Shaya passes up hip-hop trends for a look within

By Gabe Meline


In his apartment up near the airport, with a hand stamp still on the back of his palm from the Giants vs. Dodgers game the day before, Shaya explains the impetus behind his music. "I want people to take away something they can relate to," he says. "It's sorta like thought-provoking music. I'm trying to revive the thought-provoking stuff instead of it just bein' somethin' that goes in one ear and out the other."

With Fallen Awake, released last month, the 30-year-old Santa Rosa MC has more than hit that goal. Full of positive vibes and earthy production, the album is a severely promising first step into the arena that even he himself acknowledges is overpopulated. "Everyone raps, everywhere you turn," he says. "But I didn't know anything about the industry except for what I read inside CDs. Most people don't read the notes inside of the insert, but I would read them and write down on paper who I wanted to work with."

It worked. With G-Unit producer Jake One behind the hard-hitting "Fall Back" and a slew of other up-and-coming producers on other standout tracks, Fallen Awake is a 14-course serving of East Coast–style hip hop—Philly-soul string breaks lie smooth above scattered Dilla-esque beats. But it's Shaya's natural command of the mic that elevates the album from just another indie-rap release. Shaya acquired the talent at a young age, in unusual fashion: by transcribing L. L. Cool J lyrics in a notebook, and then replacing the words, one by one, with his own.
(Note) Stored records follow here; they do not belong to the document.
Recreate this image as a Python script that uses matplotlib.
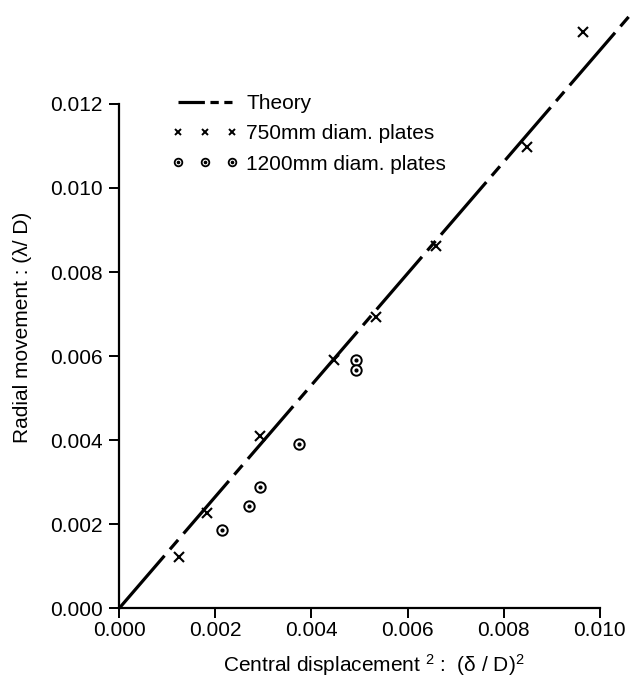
import matplotlib
matplotlib.use("Agg")
import matplotlib.pyplot as plt
from matplotlib.lines import Line2D
from matplotlib.legend_handler import HandlerTuple

plt.rcParams['font.family'] = ['Liberation Sans', 'DejaVu Sans']
plt.rcParams['mathtext.fontset'] = 'custom'
plt.rcParams['mathtext.rm'] = 'Liberation Sans'
plt.rcParams['mathtext.it'] = 'Liberation Sans'
plt.rcParams['lines.scale_dashes'] = False

# theory line end points
theory_x = [0.0, 0.01066]
theory_y = [0.0, 0.01415]

# 750mm diam. plates
x750 = [0.00125, 0.00182, 0.00292, 0.00448, 0.00535, 0.00660, 0.00849, 0.00966]
y750 = [0.00123, 0.00226, 0.00409, 0.00591, 0.00694, 0.00861, 0.01097, 0.01371]

# 1200mm diam. plates
x1200 = [0.00214, 0.00270, 0.00292, 0.00374, 0.00492, 0.00492]
y1200 = [0.00186, 0.00244, 0.00288, 0.00391, 0.00591, 0.00566]

xticks = [0.000, 0.002, 0.004, 0.006, 0.008, 0.010]
yticks = [0.000, 0.002, 0.004, 0.006, 0.008, 0.010, 0.012]

FS = 15

fig = plt.figure(figsize=(6.34, 6.77), dpi=100)
ax = fig.add_axes([0.188, 0.1015, 0.758, 0.745])

ax.plot(theory_x, theory_y, color='black', lw=2.3, clip_on=False,
        linestyle=(0, (50, 6, 9, 6)), solid_capstyle='butt', dash_capstyle='butt')
ax.plot(x750, y750, 'x', color='black', ms=6.5, mew=1.5, clip_on=False)
ax.plot(x1200, y1200, 'o', mfc='white', mec='black', ms=7.5, mew=1.4, clip_on=False)
ax.plot(x1200, y1200, 'o', color='black', ms=2, clip_on=False)

ax.set_xlim(0, 0.010)
ax.set_ylim(0, 0.012)
ax.set_xticks(xticks)
ax.set_yticks(yticks)
ax.set_xticklabels(['%.3f' % v for v in xticks])
ax.set_yticklabels(['%.3f' % v for v in yticks])
ax.tick_params(direction='out', length=7, width=1.4, labelsize=FS, colors='black')
ax.tick_params(axis='x', pad=2)
ax.tick_params(axis='y', pad=5)
for side in ['top', 'right']:
    ax.spines[side].set_visible(False)
for side in ['left', 'bottom']:
    ax.spines[side].set_linewidth(1.6)

fig.text(223 / 634, 5 / 677, r'Central displacement $^{2}$ :  (δ / D)$^2$',
         fontsize=FS, ha='left', va='baseline')
fig.text(23 / 634, 1 - 327 / 677, 'Radial movement : (λ/ D)',
         fontsize=FS, rotation=90, ha='center', va='center')

# legend with proxy handles
h_theory = Line2D([], [], color='black', lw=2.3, linestyle=(0, (19, 4, 6, 4, 6, 20)),
                  dash_capstyle='butt')
h750 = Line2D([], [], marker='x', ls='none', color='black', ms=5, mew=1.4)
h1200_ring = Line2D([], [], marker='o', ls='none', mfc='white', mec='black', ms=5.5, mew=1.3)
h1200_dot = Line2D([], [], marker='o', ls='none', color='black', ms=1.6)
ax.legend([h_theory, h750, (h1200_ring, h1200_dot)],
          ['Theory', '750mm diam. plates', '1200mm diam. plates'],
          handler_map={tuple: HandlerTuple(ndivide=1)},
          loc='upper left', bbox_to_anchor=(0.110, 1.02), frameon=False,
          numpoints=3, fontsize=FS, handlelength=3.2, handletextpad=0.35,
          labelspacing=0.55, borderpad=0, borderaxespad=0)

fig.savefig('out.png', dpi=100)
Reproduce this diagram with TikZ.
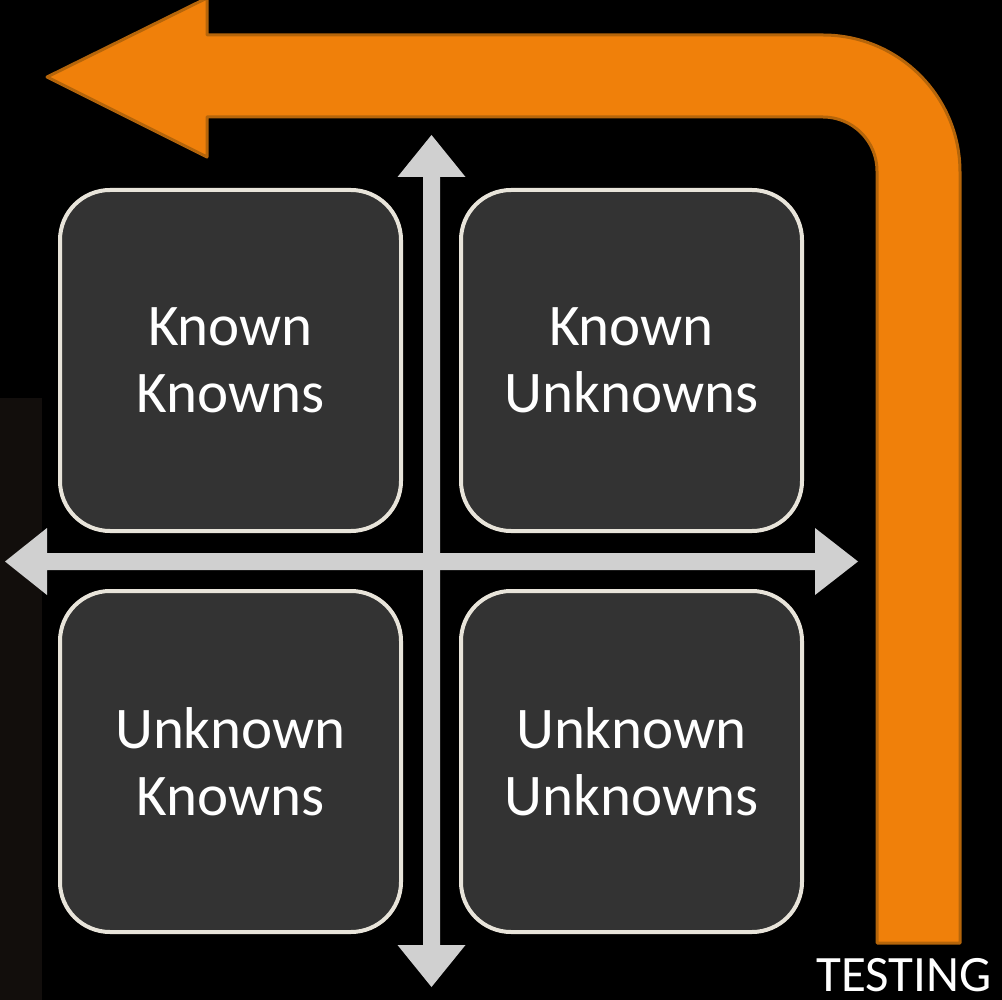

Never one for trends (best dis in 2008: "You the past, bro / Gone like hyphy"), Shaya opts for the classics, reclining in a Jimi Hendrix T-shirt and citing Q-Tip of A Tribe Called Quest as his favorite MC. But it was Los Angeles rapper Ras Kass, whom Shaya met outside S.F.'s Maritime Hall, who gave the up-and-comer his best advice. "I was talkin' to him about my stuff, telling him, 'I'll be the next you,'" says Shaya, "and he was like, 'No, man. Be the next you.'"

One song, "Thinking Cap," tells the story of Shaya's self-discovery. In a series of questions to himself, he settles on the album's spiritual core: "Someday, I want to fly and let my wings spread wide / I survive with lazy vision so they tell me love is blind / They say this is my best shit, but I don't really know / Maybe writin' what I feel'll give me character to grow."

Personal growth and artistic growth go hand in hand, but in hip-hop, it's career growth that's the most elusive. On "Industry Life," Shaya raps that "my album's the biggest secret in the Bay on the unda." If even the smallest whisper of it gets out, it won't be for long.